If you are choosing a runtime for an animated character in 2026, you will land on Rive versus Lottie. The shorter /vs/ page is the at-a-glance version; this one goes deeper, to the level engineers actually decide on.
There is no universal answer. Each runtime has a band where it clearly wins, and a fan club that insists the band is the whole stage. The rest of this piece names those bands and shows the numbers behind them.

What is the headline difference between Rive and Lottie in 2026?
State machines. Rive 2026 ships a built-in state machine (Rive runtime docs, 2026): a character has named states (idle, attentive, speaking, celebrating), named inputs (boolean, number, trigger, listener), and transition rules between states triggered by input changes.

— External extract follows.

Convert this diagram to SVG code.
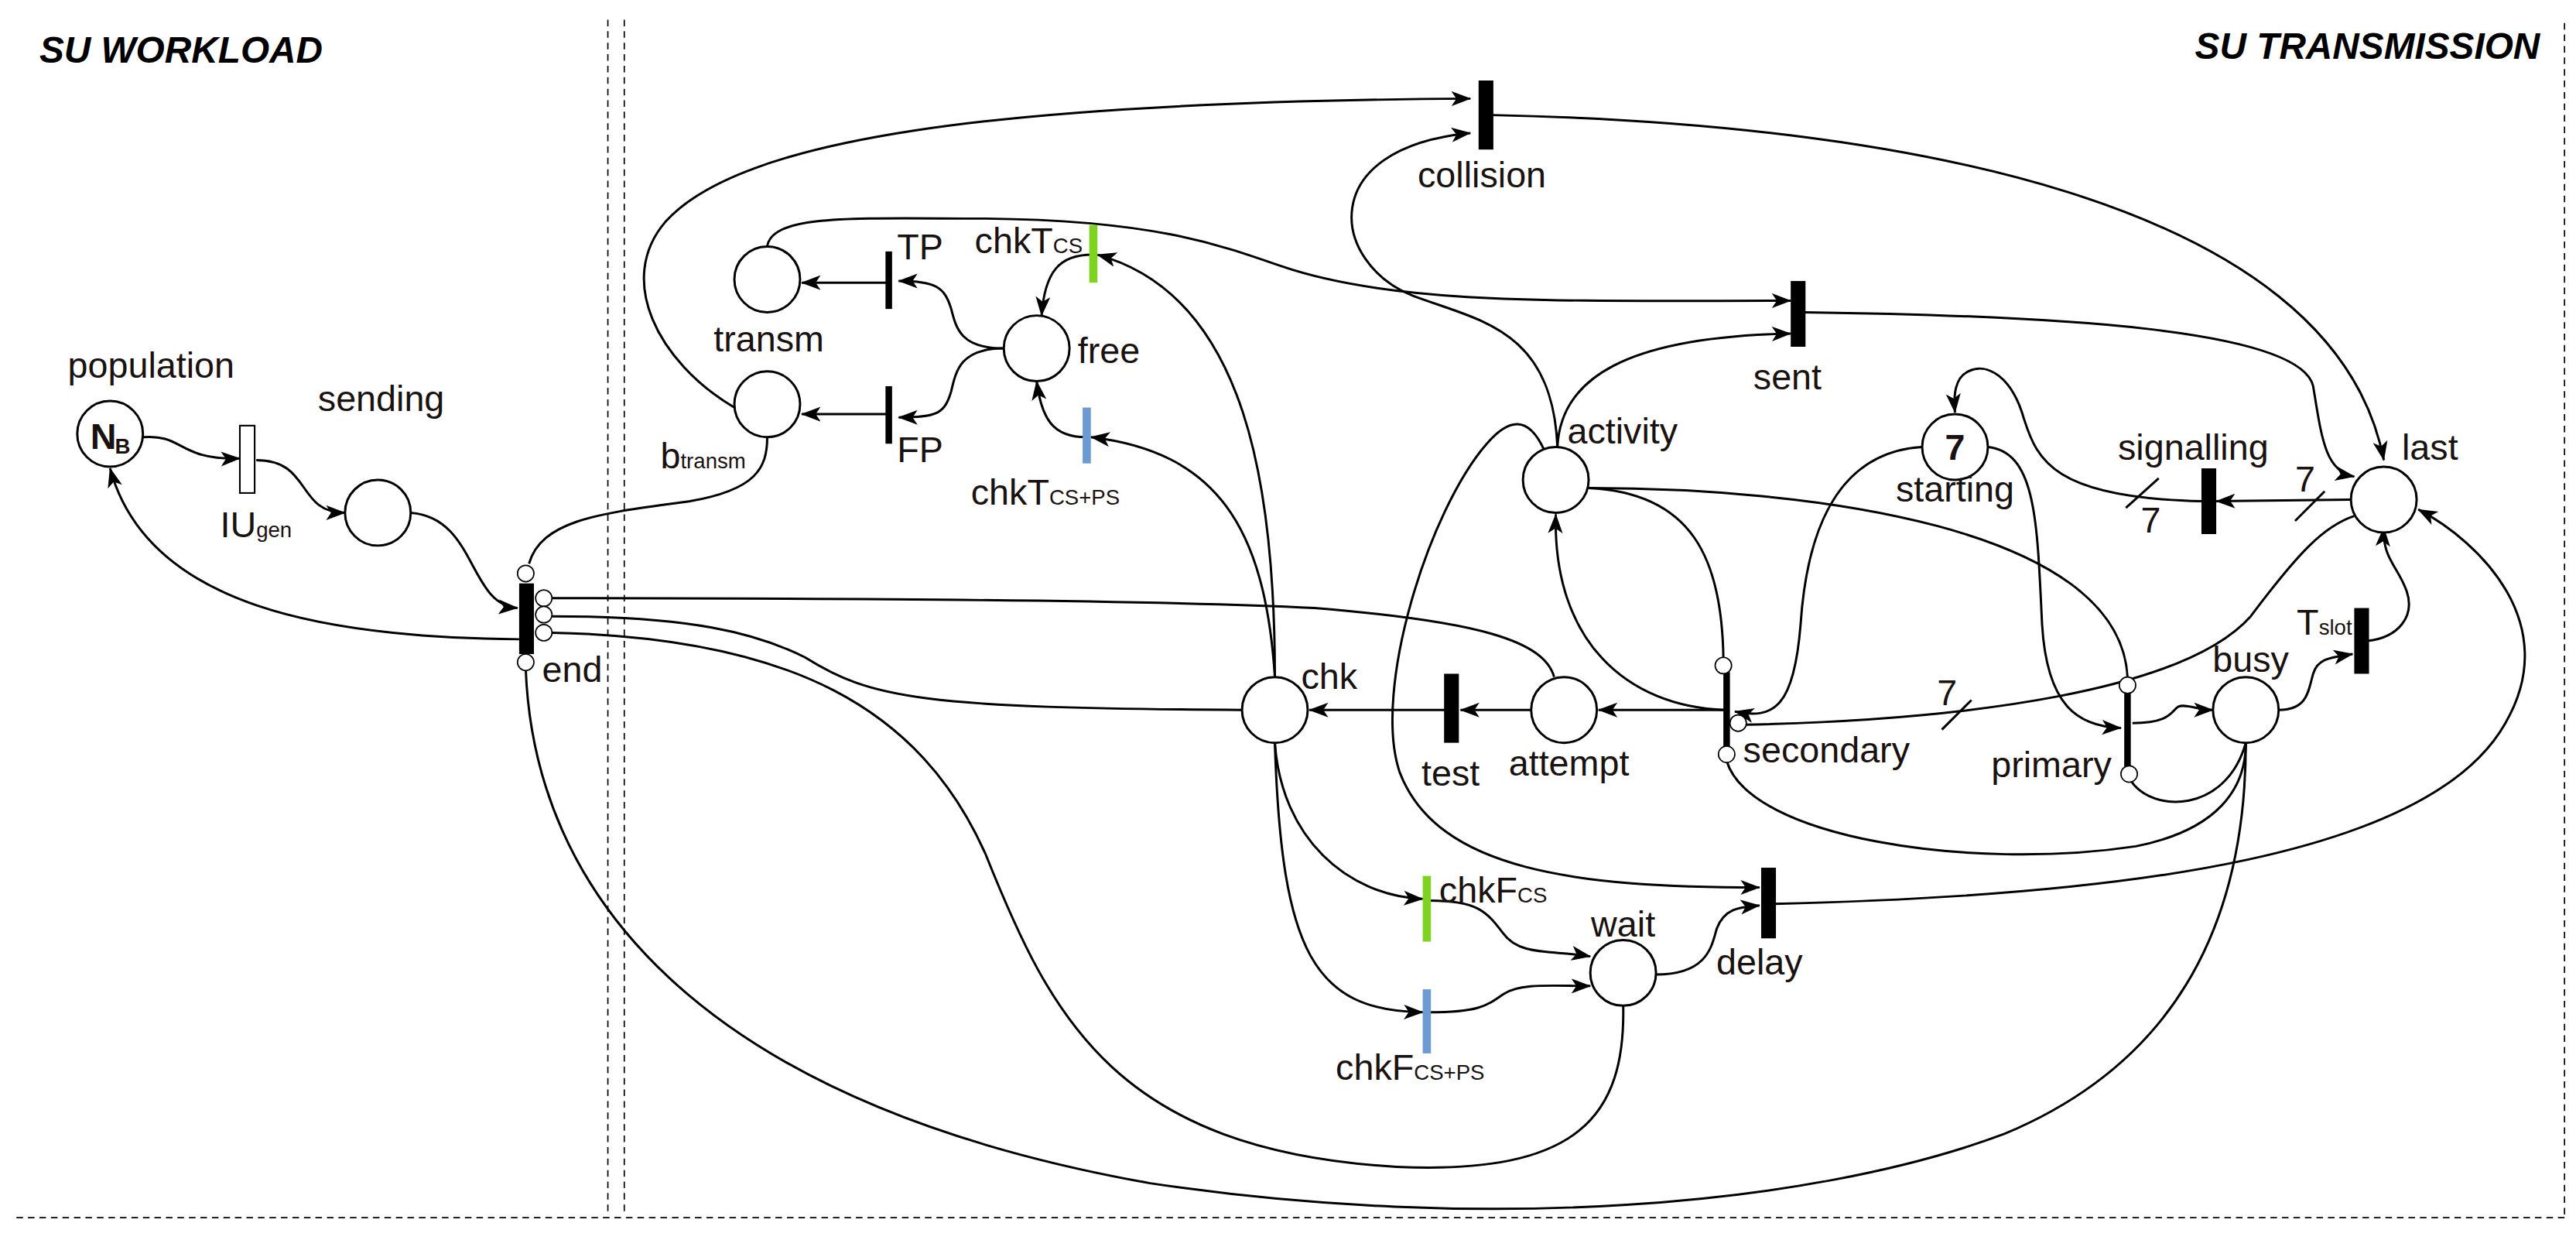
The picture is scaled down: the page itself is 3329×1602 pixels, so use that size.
<svg xmlns="http://www.w3.org/2000/svg" width="3329" height="1602" viewBox="0 0 3329 1602">
<defs>
<marker id="ar" markerWidth="12" markerHeight="10" refX="11.5" refY="4.5" orient="auto" markerUnits="userSpaceOnUse">
<path d="M0,0 L12,4.5 L0,9 L3,4.5 Z" fill="#000"/>
</marker>
<style>
.pl{fill:#fff;stroke:#000;stroke-width:1.4}
.inh{fill:#fff;stroke:#000;stroke-width:0.8}
.tr{fill:#000}
.e{fill:none;stroke:#000;stroke-width:1.4}
.a{marker-end:url(#ar)}
.d{fill:none;stroke:#000;stroke-width:0.8;stroke-dasharray:4,3}
text{font-family:"Liberation Sans",Arial,sans-serif;font-size:22px;fill:#1a1210}
.sub{font-size:13px}
.ttl{font-weight:bold;font-style:italic;font-size:22.5px;fill:#000}
</style>
</defs>
<rect width="3329" height="1602" fill="#fff"/>
<g transform="scale(2.1231)">
<g id="frame">
<line class="d" x1="370" y1="12" x2="370" y2="738"/>
<line class="d" x1="380" y1="12" x2="380" y2="738"/>
<line class="d" x1="1561" y1="14" x2="1561" y2="740"/>
<line class="d" x1="10" y1="741" x2="1561" y2="741"/>
<text class="ttl" x="24" y="38">SU WORKLOAD</text>
<text class="ttl" x="1546" y="36" text-anchor="end">SU TRANSMISSION</text>
</g>
<g id="connectors">
<path class="e a" d="M87,266 C112,264 108,280 146,279"/>
<path class="e a" d="M156,280 C190,280 180,312 210,312"/>
<path class="e a" d="M250,312 C290,315 285,368 315,370"/>
<path class="e a" d="M316,389 C200,388 90,370 67,285"/>
<path class="e" d="M322,343 C330,315 370,312 420,305 C460,298 467,285 467,266"/>
<path class="e" d="M336,364 C500,364 700,365 800,370 C900,378 940,390 946,412"/>
<path class="e" d="M336,375 C420,375 460,385 490,400 C530,425 560,431 756,432"/>
<path class="e" d="M336,385 C480,388 560,430 600,520 C640,620 680,700 850,710 C960,715 990,680 988,610"/>
<path class="e" d="M320,407 C325,540 420,670 700,720 C900,750 1100,735 1220,690 C1340,640 1367,540 1367,452"/>
<path class="e a" d="M541,172 L488,172"/>
<path class="e a" d="M541,252 L488,252"/>
<path class="e a" d="M611,212 C585,212 582,200 579,188 C575,175 570,171 547,171"/>
<path class="e a" d="M611,212 C585,212 582,225 579,238 C575,252 570,254 547,254"/>
<path class="e a" d="M665,155 C645,155 636,165 634,192"/>
<path class="e a" d="M661,266 C641,266 634,255 631,232"/>
<path class="e a" d="M776,412 C776,300 760,180 668,155"/>
<path class="e a" d="M776,412 C770,320 740,275 664,266"/>
<path class="e a" d="M467,150 C470,130 520,133 600,133 C700,134 740,148 780,162 C850,186 950,183 1090,183"/>
<path class="e a" d="M447,248 C400,220 375,170 405,135 C450,85 600,62 895,60"/>
<path class="e a" d="M948,272 C945,200 900,195 860,180 C810,160 800,90 895,81"/>
<path class="e a" d="M948,272 C950,230 990,205 1090,203"/>
<path class="e a" d="M908,70 C1150,75 1420,120 1451,280"/>
<path class="e a" d="M1098,190 C1250,192 1400,200 1408,235 C1413,265 1415,287 1433,290"/>
<path class="e a" d="M940,274 C930,252 918,255 905,270 C870,310 835,420 852,470 C875,530 960,540 1071,540"/>
<path class="e a" d="M1170,272 C1120,275 1100,320 1096,380 C1092,430 1080,438 1056,433"/>
<path class="e a" d="M1210,272 C1240,275 1240,320 1243,380 C1246,430 1265,442 1291,443"/>
<path class="e" d="M967,297 C1100,297 1290,320 1295,412"/>
<path class="e" d="M967,297 C1030,300 1048,340 1049,400"/>
<path class="e a" d="M1050,432 C990,430 945,390 947,313"/>
<path class="e a" d="M1049,432 L973,432"/>
<path class="e a" d="M932,432 L889,432"/>
<path class="e a" d="M880,432 L797,432"/>
<path class="e a" d="M776,452 C780,510 820,545 866,547"/>
<path class="e a" d="M776,452 C780,580 800,615 866,616"/>
<path class="e a" d="M870,548 C900,548 905,555 915,568 C925,582 945,578 968,582"/>
<path class="e a" d="M870,616 C900,616 905,612 915,605 C925,598 945,600 968,600"/>
<path class="e a" d="M1008,593 C1040,593 1042,575 1045,565 C1050,552 1060,552 1071,551"/>
<path class="e a" d="M1080,550 C1300,545 1480,520 1525,440 C1560,380 1510,330 1472,310"/>
<path class="e" d="M1051,463 C1065,510 1200,530 1300,515 C1350,505 1367,480 1367,452"/>
<path class="e" d="M1297,475 C1310,495 1355,495 1367,452"/>
<path class="e a" d="M1298,440 C1322,440 1322,432 1326,430 C1330,428 1338,432 1347,432"/>
<path class="e a" d="M1387,432 C1405,432 1405,420 1408,410 C1411,400 1420,400 1432,398"/>
<path class="e a" d="M1441,390 C1460,388 1470,375 1465,360 C1460,345 1450,340 1451,321"/>
<path class="e a" d="M1431,304 L1349,305"/>
<path class="e a" d="M1340,305 C1250,303 1240,280 1232,255 C1225,230 1210,220 1198,226 C1190,230 1189,240 1190,251"/>
<path class="e" d="M1062,441 C1200,438 1330,420 1370,375 C1400,335 1415,320 1433,314"/>
<line class="e" x1="1294" y1="309" x2="1314" y2="291"/>
<line class="e" x1="1397" y1="317" x2="1415" y2="299"/>
<line class="e" x1="1182" y1="444" x2="1200" y2="426"/>
<text x="1303" y="324">7</text>
<text x="1397" y="299">7</text>
<text x="1179" y="429">7</text>
</g>
<g id="population"><circle class="pl" cx="67" cy="264" r="20"/><text x="55" y="273" font-weight="bold" fill="#000">N</text><text x="70" y="276" class="sub" font-weight="bold" fill="#000">B</text><text x="92" y="230" text-anchor="middle">population</text></g>
<g id="IUgen"><rect x="146" y="259" width="9" height="41" fill="#fff" stroke="#000" stroke-width="1"/><text x="134" y="327">IU<tspan class="sub">gen</tspan></text></g>
<g id="sending"><circle class="pl" cx="230" cy="312" r="20"/><text x="232" y="250" text-anchor="middle">sending</text></g>
<g id="end"><rect class="tr" x="316" y="355" width="9" height="43"/><circle class="inh" cx="320" cy="349" r="5"/><circle class="inh" cx="331" cy="364" r="5"/><circle class="inh" cx="331" cy="374" r="5"/><circle class="inh" cx="331" cy="385" r="5"/><circle class="inh" cx="320" cy="403" r="5"/><text x="330" y="415">end</text></g>
<g id="transm"><circle class="pl" cx="467" cy="170" r="20"/><text x="468" y="214" text-anchor="middle">transm</text></g>
<g id="btransm"><circle class="pl" cx="467" cy="246" r="20"/><text x="402" y="285">b<tspan class="sub">transm</tspan></text></g>
<g id="TP"><rect class="tr" x="539" y="153" width="4" height="35"/><text x="546" y="158">TP</text></g>
<g id="FP"><rect class="tr" x="539" y="235" width="4" height="35"/><text x="546" y="281">FP</text></g>
<g id="free"><circle class="pl" cx="631" cy="212" r="20"/><text x="656" y="221">free</text></g>
<g id="chkTCS"><rect x="663" y="137" width="5" height="35" fill="#7ed321"/><text x="659" y="154" text-anchor="end">chkT<tspan class="sub">CS</tspan></text></g>
<g id="chkTCSPS"><rect x="659" y="248" width="5" height="34" fill="#6b9bd2"/><text x="591" y="307">chkT<tspan class="sub">CS+PS</tspan></text></g>
<g id="collision"><rect class="tr" x="900" y="49" width="9" height="42"/><text x="902" y="114" text-anchor="middle">collision</text></g>
<g id="sent"><rect class="tr" x="1090" y="171" width="9" height="40"/><text x="1088" y="237" text-anchor="middle">sent</text></g>
<g id="activity"><circle class="pl" cx="947" cy="292" r="20"/><text x="954" y="270">activity</text></g>
<g id="starting"><circle class="pl" cx="1190" cy="272" r="20"/><text x="1190" y="280" text-anchor="middle" font-weight="bold" fill="#000">7</text><text x="1190" y="305" text-anchor="middle">starting</text></g>
<g id="signalling"><rect class="tr" x="1340" y="285" width="9" height="40"/><text x="1335" y="280" text-anchor="middle">signalling</text></g>
<g id="last"><circle class="pl" cx="1451" cy="304" r="20"/><text x="1462" y="280">last</text></g>
<g id="Tslot"><rect class="tr" x="1433" y="370" width="9" height="40"/><text x="1398" y="386">T<tspan class="sub">slot</tspan></text></g>
<g id="busy"><circle class="pl" cx="1367" cy="432" r="20"/><text x="1370" y="409" text-anchor="middle">busy</text></g>
<g id="primary"><rect class="tr" x="1293" y="421" width="4" height="47"/><circle class="inh" cx="1295" cy="417" r="5"/><circle class="inh" cx="1296" cy="471" r="5"/><text x="1212" y="473">primary</text></g>
<g id="secondary"><rect class="tr" x="1049" y="409" width="4" height="50"/><circle class="inh" cx="1049" cy="405" r="5"/><circle class="inh" cx="1058" cy="440" r="5"/><circle class="inh" cx="1051" cy="459" r="5"/><text x="1061" y="464">secondary</text></g>
<g id="attempt"><circle class="pl" cx="952" cy="432" r="20"/><text x="955" y="472" text-anchor="middle">attempt</text></g>
<g id="test"><rect class="tr" x="879" y="410" width="9" height="42"/><text x="883" y="478" text-anchor="middle">test</text></g>
<g id="chk"><circle class="pl" cx="776" cy="432" r="20"/><text x="792" y="419">chk</text></g>
<g id="chkFCS"><rect x="866" y="533" width="5" height="40" fill="#7ed321"/><text x="876" y="549">chkF<tspan class="sub">CS</tspan></text></g>
<g id="chkFCSPS"><rect x="866" y="602" width="5" height="39" fill="#6b9bd2"/><text x="813" y="657">chkF<tspan class="sub">CS+PS</tspan></text></g>
<g id="wait"><circle class="pl" cx="988" cy="592" r="20"/><text x="988" y="570" text-anchor="middle">wait</text></g>
<g id="delay"><rect class="tr" x="1072" y="528" width="9" height="43"/><text x="1071" y="593" text-anchor="middle">delay</text></g>
</g>
</svg>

The state machine runs entirely inside the Rive WASM runtime; the engineer drives it by writing to inputs.
Lottie animates a fixed timeline. The runtime plays a sequence of keyframes from start to end, optionally looping. To get reactive behavior, the engineer plays different segments of the timeline based on app state, or swaps between multiple Lottie files. Both patterns work but neither is a state machine — there is no native concept of named states with conditional transitions. Lottie 5.x added "interactivity" through the LottieInteractivity library (Lottie docs, 2026), but it is a layer on top of timeline animation rather than a state machine in the Rive sense.
For a marketing-page hero animation, the difference does not matter. For a mascot driven by behavior signals (hover, cart fill, agent speaking, conversion celebration), the state machine is the feature you cannot do without.
How do the bundle weights compare?
The runtime delta is 40-50KB. The animation-file delta varies independently and depends on the design.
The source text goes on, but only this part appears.